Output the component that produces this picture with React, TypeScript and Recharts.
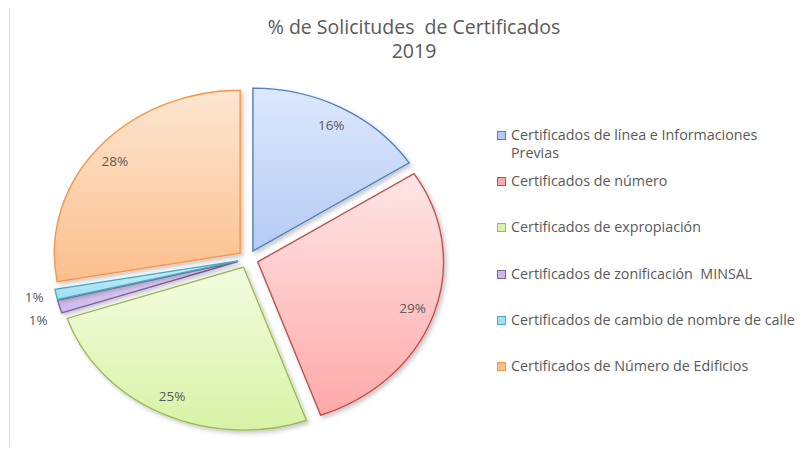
==
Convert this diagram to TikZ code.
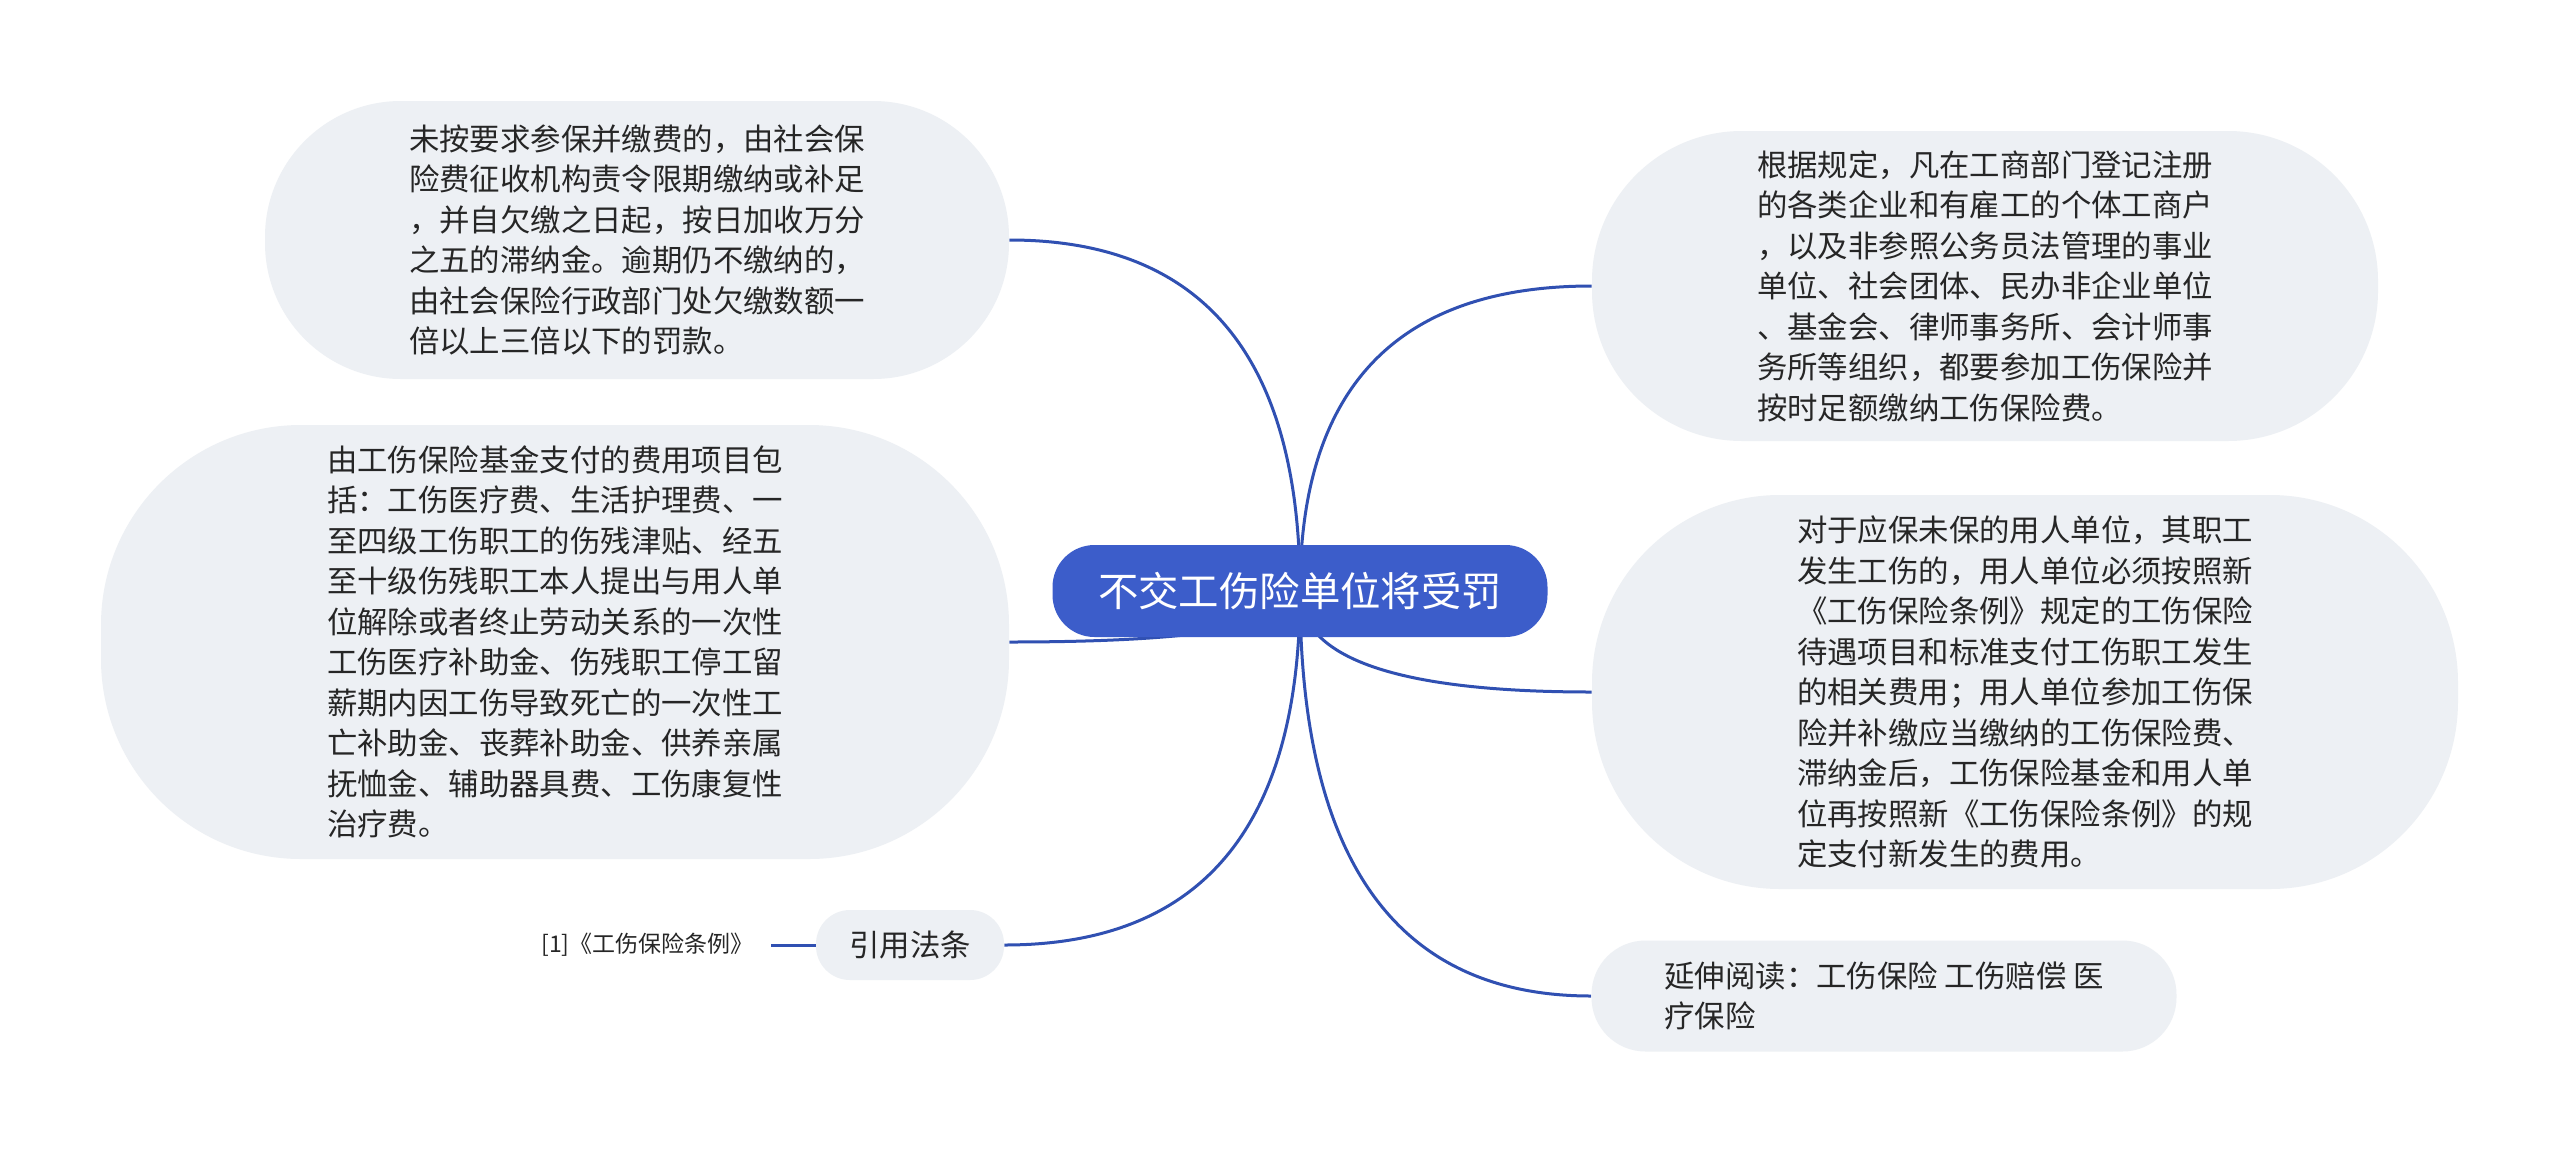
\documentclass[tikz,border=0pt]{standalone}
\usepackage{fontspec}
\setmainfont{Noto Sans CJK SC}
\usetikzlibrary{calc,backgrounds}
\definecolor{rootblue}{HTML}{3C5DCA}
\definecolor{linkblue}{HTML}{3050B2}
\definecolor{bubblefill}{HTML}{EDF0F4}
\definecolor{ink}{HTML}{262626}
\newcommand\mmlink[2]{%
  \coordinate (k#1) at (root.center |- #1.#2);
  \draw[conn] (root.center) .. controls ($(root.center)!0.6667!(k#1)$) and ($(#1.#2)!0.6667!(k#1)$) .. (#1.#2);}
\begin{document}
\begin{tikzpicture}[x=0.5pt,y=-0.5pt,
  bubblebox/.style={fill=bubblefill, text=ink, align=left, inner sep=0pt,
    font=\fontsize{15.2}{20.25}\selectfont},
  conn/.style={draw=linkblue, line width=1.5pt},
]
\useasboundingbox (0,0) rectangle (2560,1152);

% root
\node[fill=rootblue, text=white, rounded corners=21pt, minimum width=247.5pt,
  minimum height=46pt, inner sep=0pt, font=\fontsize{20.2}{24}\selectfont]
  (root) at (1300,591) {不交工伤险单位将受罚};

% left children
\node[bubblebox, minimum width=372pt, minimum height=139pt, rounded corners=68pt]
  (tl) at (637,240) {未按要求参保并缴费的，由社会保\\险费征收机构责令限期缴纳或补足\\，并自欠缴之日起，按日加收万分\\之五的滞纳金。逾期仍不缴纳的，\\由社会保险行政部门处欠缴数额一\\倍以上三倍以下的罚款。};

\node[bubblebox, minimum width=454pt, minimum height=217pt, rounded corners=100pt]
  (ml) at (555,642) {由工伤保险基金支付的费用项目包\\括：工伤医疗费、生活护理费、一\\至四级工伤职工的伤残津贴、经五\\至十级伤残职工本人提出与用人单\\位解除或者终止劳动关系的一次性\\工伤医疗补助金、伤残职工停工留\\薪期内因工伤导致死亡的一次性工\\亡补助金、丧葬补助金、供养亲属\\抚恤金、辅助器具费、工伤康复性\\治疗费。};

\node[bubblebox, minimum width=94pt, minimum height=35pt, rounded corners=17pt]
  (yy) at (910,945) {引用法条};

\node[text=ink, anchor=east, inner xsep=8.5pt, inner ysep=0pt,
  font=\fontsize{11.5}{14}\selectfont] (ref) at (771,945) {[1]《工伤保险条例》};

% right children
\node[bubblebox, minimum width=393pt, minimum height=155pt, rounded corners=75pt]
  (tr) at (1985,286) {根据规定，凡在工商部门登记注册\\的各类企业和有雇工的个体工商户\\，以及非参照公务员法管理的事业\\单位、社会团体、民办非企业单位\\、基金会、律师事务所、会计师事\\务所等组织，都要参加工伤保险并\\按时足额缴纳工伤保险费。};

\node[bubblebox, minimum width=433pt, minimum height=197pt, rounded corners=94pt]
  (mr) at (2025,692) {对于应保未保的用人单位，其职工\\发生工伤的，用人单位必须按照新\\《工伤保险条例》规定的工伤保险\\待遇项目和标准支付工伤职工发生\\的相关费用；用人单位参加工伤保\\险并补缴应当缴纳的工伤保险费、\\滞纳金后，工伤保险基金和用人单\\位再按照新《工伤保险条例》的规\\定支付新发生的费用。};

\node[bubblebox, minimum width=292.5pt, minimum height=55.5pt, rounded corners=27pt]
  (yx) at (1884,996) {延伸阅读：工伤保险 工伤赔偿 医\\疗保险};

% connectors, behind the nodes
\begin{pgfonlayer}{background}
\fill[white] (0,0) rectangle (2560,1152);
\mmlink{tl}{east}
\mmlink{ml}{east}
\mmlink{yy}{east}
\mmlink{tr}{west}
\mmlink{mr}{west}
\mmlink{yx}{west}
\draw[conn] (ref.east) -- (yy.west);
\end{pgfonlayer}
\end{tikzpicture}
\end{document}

• **Problem to solve**:
Go back to the lines above and output, exactly as they stand, the ones from the line containing "Convert this diagram to TikZ code." to the line containing "(root) at (1300,591)". Leave all pictures behind.

• **Solution below**:
Convert this diagram to TikZ code.
\documentclass[tikz,border=0pt]{standalone}
\usepackage{fontspec}
\setmainfont{Noto Sans CJK SC}
\usetikzlibrary{calc,backgrounds}
\definecolor{rootblue}{HTML}{3C5DCA}
\definecolor{linkblue}{HTML}{3050B2}
\definecolor{bubblefill}{HTML}{EDF0F4}
\definecolor{ink}{HTML}{262626}
\newcommand\mmlink[2]{%
  \coordinate (k#1) at (root.center |- #1.#2);
  \draw[conn] (root.center) .. controls ($(root.center)!0.6667!(k#1)$) and ($(#1.#2)!0.6667!(k#1)$) .. (#1.#2);}
\begin{document}
\begin{tikzpicture}[x=0.5pt,y=-0.5pt,
  bubblebox/.style={fill=bubblefill, text=ink, align=left, inner sep=0pt,
    font=\fontsize{15.2}{20.25}\selectfont},
  conn/.style={draw=linkblue, line width=1.5pt},
]
\useasboundingbox (0,0) rectangle (2560,1152);

% root
\node[fill=rootblue, text=white, rounded corners=21pt, minimum width=247.5pt,
  minimum height=46pt, inner sep=0pt, font=\fontsize{20.2}{24}\selectfont]
  (root) at (1300,591) {不交工伤险单位将受罚};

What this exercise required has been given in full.